▶ _Your instructions_
Transcribe the data in full and exactly, omitting any pictures.

▶ _Available data_
━━━━━━━━━━━━━━━━━━━━

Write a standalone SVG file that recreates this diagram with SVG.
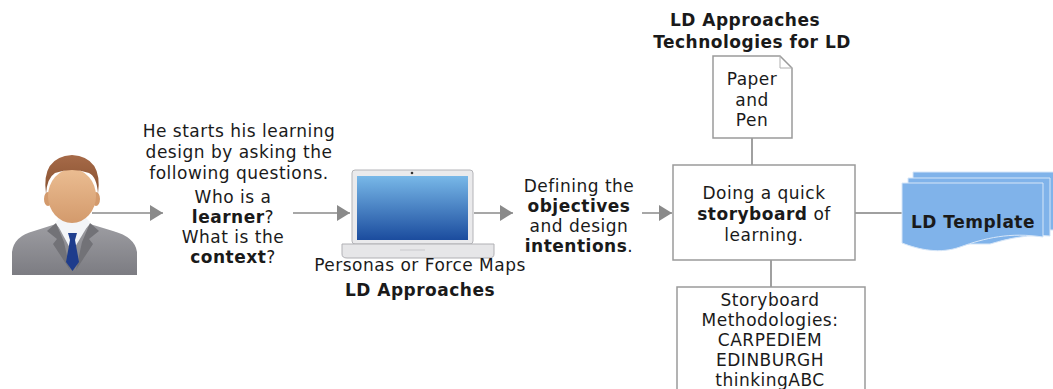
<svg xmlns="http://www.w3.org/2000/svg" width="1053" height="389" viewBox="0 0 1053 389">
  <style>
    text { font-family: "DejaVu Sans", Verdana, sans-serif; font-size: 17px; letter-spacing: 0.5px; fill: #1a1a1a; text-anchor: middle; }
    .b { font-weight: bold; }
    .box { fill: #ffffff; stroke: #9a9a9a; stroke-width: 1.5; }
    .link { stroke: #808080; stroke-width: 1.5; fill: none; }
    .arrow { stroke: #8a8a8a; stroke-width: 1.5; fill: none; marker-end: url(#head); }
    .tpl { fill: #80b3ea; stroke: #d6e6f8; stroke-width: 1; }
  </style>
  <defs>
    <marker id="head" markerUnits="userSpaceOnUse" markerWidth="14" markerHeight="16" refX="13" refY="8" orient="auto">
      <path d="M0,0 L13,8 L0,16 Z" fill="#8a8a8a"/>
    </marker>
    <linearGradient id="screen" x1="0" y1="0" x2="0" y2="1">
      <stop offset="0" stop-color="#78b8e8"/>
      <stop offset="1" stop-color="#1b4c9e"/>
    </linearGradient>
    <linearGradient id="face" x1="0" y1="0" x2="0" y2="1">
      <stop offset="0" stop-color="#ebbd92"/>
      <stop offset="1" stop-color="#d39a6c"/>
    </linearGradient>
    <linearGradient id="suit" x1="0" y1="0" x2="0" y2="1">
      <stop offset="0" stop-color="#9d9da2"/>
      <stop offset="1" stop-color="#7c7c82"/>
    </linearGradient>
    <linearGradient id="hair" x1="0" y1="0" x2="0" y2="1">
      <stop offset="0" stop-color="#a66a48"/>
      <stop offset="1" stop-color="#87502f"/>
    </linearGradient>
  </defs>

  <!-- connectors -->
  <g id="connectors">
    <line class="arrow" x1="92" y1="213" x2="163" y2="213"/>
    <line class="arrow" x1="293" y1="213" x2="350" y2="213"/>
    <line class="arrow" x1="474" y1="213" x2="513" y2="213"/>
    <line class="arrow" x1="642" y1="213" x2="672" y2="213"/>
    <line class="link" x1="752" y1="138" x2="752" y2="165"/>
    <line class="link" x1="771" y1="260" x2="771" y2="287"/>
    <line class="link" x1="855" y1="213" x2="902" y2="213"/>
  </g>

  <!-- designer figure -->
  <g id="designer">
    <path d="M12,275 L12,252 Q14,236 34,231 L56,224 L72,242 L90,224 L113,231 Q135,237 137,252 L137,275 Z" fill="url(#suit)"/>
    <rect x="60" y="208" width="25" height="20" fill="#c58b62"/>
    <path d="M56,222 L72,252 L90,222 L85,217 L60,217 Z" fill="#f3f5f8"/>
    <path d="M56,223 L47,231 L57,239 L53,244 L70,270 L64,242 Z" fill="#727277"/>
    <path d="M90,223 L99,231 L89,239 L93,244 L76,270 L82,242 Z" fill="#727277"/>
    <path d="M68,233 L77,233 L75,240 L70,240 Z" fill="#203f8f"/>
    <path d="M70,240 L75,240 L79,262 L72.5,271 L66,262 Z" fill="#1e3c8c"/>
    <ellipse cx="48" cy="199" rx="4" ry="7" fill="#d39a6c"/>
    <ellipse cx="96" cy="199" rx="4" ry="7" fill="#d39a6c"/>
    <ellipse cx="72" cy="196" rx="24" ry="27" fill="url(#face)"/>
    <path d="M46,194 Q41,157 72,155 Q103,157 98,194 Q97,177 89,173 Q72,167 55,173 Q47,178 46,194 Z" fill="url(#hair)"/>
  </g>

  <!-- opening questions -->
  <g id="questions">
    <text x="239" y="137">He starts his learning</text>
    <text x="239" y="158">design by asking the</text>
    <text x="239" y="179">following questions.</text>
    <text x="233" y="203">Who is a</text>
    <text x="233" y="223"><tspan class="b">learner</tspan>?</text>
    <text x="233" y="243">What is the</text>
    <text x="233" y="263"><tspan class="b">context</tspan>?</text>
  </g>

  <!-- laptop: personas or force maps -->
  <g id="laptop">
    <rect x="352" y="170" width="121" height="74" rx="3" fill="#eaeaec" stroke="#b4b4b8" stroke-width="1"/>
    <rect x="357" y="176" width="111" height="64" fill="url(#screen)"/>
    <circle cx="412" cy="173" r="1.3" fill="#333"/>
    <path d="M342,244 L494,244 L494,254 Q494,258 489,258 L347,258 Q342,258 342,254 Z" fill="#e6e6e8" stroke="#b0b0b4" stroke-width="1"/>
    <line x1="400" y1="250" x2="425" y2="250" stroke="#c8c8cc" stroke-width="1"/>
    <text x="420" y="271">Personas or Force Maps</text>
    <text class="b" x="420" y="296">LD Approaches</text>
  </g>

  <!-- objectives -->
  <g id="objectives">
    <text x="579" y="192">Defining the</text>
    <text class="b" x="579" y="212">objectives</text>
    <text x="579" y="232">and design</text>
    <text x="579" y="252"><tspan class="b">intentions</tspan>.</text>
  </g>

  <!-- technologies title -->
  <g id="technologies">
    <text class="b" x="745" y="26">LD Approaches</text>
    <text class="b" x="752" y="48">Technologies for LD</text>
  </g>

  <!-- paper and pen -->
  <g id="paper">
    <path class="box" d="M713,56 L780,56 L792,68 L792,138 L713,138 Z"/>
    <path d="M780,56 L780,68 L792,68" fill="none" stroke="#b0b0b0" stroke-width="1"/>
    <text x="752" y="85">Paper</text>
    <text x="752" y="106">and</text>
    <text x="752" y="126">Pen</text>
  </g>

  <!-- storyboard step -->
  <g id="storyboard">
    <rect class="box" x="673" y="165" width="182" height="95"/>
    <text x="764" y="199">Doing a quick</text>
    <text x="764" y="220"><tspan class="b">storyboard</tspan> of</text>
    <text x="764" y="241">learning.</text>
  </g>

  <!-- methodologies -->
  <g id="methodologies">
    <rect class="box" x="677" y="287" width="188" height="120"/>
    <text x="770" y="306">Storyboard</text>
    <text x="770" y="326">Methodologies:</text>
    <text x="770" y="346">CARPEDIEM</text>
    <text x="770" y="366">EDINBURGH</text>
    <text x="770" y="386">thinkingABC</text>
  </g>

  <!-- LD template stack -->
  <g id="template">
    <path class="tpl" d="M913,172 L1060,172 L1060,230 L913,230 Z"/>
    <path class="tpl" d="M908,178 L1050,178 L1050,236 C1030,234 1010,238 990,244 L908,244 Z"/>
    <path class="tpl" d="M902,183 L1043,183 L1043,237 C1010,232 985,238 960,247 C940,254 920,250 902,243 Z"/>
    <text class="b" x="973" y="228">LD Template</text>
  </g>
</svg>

━━━━━━━━━━━━━━━━━━━━

▶ _Written solution_
Write a standalone SVG file that recreates this diagram with SVG.
<svg xmlns="http://www.w3.org/2000/svg" width="1053" height="389" viewBox="0 0 1053 389">
  <style>
    text { font-family: "DejaVu Sans", Verdana, sans-serif; font-size: 17px; letter-spacing: 0.5px; fill: #1a1a1a; text-anchor: middle; }
    .b { font-weight: bold; }
    .box { fill: #ffffff; stroke: #9a9a9a; stroke-width: 1.5; }
    .link { stroke: #808080; stroke-width: 1.5; fill: none; }
    .arrow { stroke: #8a8a8a; stroke-width: 1.5; fill: none; marker-end: url(#head); }
    .tpl { fill: #80b3ea; stroke: #d6e6f8; stroke-width: 1; }
  </style>
  <defs>
    <marker id="head" markerUnits="userSpaceOnUse" markerWidth="14" markerHeight="16" refX="13" refY="8" orient="auto">
      <path d="M0,0 L13,8 L0,16 Z" fill="#8a8a8a"/>
    </marker>
    <linearGradient id="screen" x1="0" y1="0" x2="0" y2="1">
      <stop offset="0" stop-color="#78b8e8"/>
      <stop offset="1" stop-color="#1b4c9e"/>
    </linearGradient>
    <linearGradient id="face" x1="0" y1="0" x2="0" y2="1">
      <stop offset="0" stop-color="#ebbd92"/>
      <stop offset="1" stop-color="#d39a6c"/>
    </linearGradient>
    <linearGradient id="suit" x1="0" y1="0" x2="0" y2="1">
      <stop offset="0" stop-color="#9d9da2"/>
      <stop offset="1" stop-color="#7c7c82"/>
    </linearGradient>
    <linearGradient id="hair" x1="0" y1="0" x2="0" y2="1">
      <stop offset="0" stop-color="#a66a48"/>
      <stop offset="1" stop-color="#87502f"/>
    </linearGradient>
  </defs>

  <!-- connectors -->
  <g id="connectors">
    <line class="arrow" x1="92" y1="213" x2="163" y2="213"/>
    <line class="arrow" x1="293" y1="213" x2="350" y2="213"/>
    <line class="arrow" x1="474" y1="213" x2="513" y2="213"/>
    <line class="arrow" x1="642" y1="213" x2="672" y2="213"/>
    <line class="link" x1="752" y1="138" x2="752" y2="165"/>
    <line class="link" x1="771" y1="260" x2="771" y2="287"/>
    <line class="link" x1="855" y1="213" x2="902" y2="213"/>
  </g>

  <!-- designer figure -->
  <g id="designer">
    <path d="M12,275 L12,252 Q14,236 34,231 L56,224 L72,242 L90,224 L113,231 Q135,237 137,252 L137,275 Z" fill="url(#suit)"/>
    <rect x="60" y="208" width="25" height="20" fill="#c58b62"/>
    <path d="M56,222 L72,252 L90,222 L85,217 L60,217 Z" fill="#f3f5f8"/>
    <path d="M56,223 L47,231 L57,239 L53,244 L70,270 L64,242 Z" fill="#727277"/>
    <path d="M90,223 L99,231 L89,239 L93,244 L76,270 L82,242 Z" fill="#727277"/>
    <path d="M68,233 L77,233 L75,240 L70,240 Z" fill="#203f8f"/>
    <path d="M70,240 L75,240 L79,262 L72.5,271 L66,262 Z" fill="#1e3c8c"/>
    <ellipse cx="48" cy="199" rx="4" ry="7" fill="#d39a6c"/>
    <ellipse cx="96" cy="199" rx="4" ry="7" fill="#d39a6c"/>
    <ellipse cx="72" cy="196" rx="24" ry="27" fill="url(#face)"/>
    <path d="M46,194 Q41,157 72,155 Q103,157 98,194 Q97,177 89,173 Q72,167 55,173 Q47,178 46,194 Z" fill="url(#hair)"/>
  </g>

  <!-- opening questions -->
  <g id="questions">
    <text x="239" y="137">He starts his learning</text>
    <text x="239" y="158">design by asking the</text>
    <text x="239" y="179">following questions.</text>
    <text x="233" y="203">Who is a</text>
    <text x="233" y="223"><tspan class="b">learner</tspan>?</text>
    <text x="233" y="243">What is the</text>
    <text x="233" y="263"><tspan class="b">context</tspan>?</text>
  </g>

  <!-- laptop: personas or force maps -->
  <g id="laptop">
    <rect x="352" y="170" width="121" height="74" rx="3" fill="#eaeaec" stroke="#b4b4b8" stroke-width="1"/>
    <rect x="357" y="176" width="111" height="64" fill="url(#screen)"/>
    <circle cx="412" cy="173" r="1.3" fill="#333"/>
    <path d="M342,244 L494,244 L494,254 Q494,258 489,258 L347,258 Q342,258 342,254 Z" fill="#e6e6e8" stroke="#b0b0b4" stroke-width="1"/>
    <line x1="400" y1="250" x2="425" y2="250" stroke="#c8c8cc" stroke-width="1"/>
    <text x="420" y="271">Personas or Force Maps</text>
    <text class="b" x="420" y="296">LD Approaches</text>
  </g>

  <!-- objectives -->
  <g id="objectives">
    <text x="579" y="192">Defining the</text>
    <text class="b" x="579" y="212">objectives</text>
    <text x="579" y="232">and design</text>
    <text x="579" y="252"><tspan class="b">intentions</tspan>.</text>
  </g>

  <!-- technologies title -->
  <g id="technologies">
    <text class="b" x="745" y="26">LD Approaches</text>
    <text class="b" x="752" y="48">Technologies for LD</text>
  </g>

  <!-- paper and pen -->
  <g id="paper">
    <path class="box" d="M713,56 L780,56 L792,68 L792,138 L713,138 Z"/>
    <path d="M780,56 L780,68 L792,68" fill="none" stroke="#b0b0b0" stroke-width="1"/>
    <text x="752" y="85">Paper</text>
    <text x="752" y="106">and</text>
    <text x="752" y="126">Pen</text>
  </g>

  <!-- storyboard step -->
  <g id="storyboard">
    <rect class="box" x="673" y="165" width="182" height="95"/>
    <text x="764" y="199">Doing a quick</text>
    <text x="764" y="220"><tspan class="b">storyboard</tspan> of</text>
    <text x="764" y="241">learning.</text>
  </g>

  <!-- methodologies -->
  <g id="methodologies">
    <rect class="box" x="677" y="287" width="188" height="120"/>
    <text x="770" y="306">Storyboard</text>
    <text x="770" y="326">Methodologies:</text>
    <text x="770" y="346">CARPEDIEM</text>
    <text x="770" y="366">EDINBURGH</text>
    <text x="770" y="386">thinkingABC</text>
  </g>

  <!-- LD template stack -->
  <g id="template">
    <path class="tpl" d="M913,172 L1060,172 L1060,230 L913,230 Z"/>
    <path class="tpl" d="M908,178 L1050,178 L1050,236 C1030,234 1010,238 990,244 L908,244 Z"/>
    <path class="tpl" d="M902,183 L1043,183 L1043,237 C1010,232 985,238 960,247 C940,254 920,250 902,243 Z"/>
    <text class="b" x="973" y="228">LD Template</text>
  </g>
</svg>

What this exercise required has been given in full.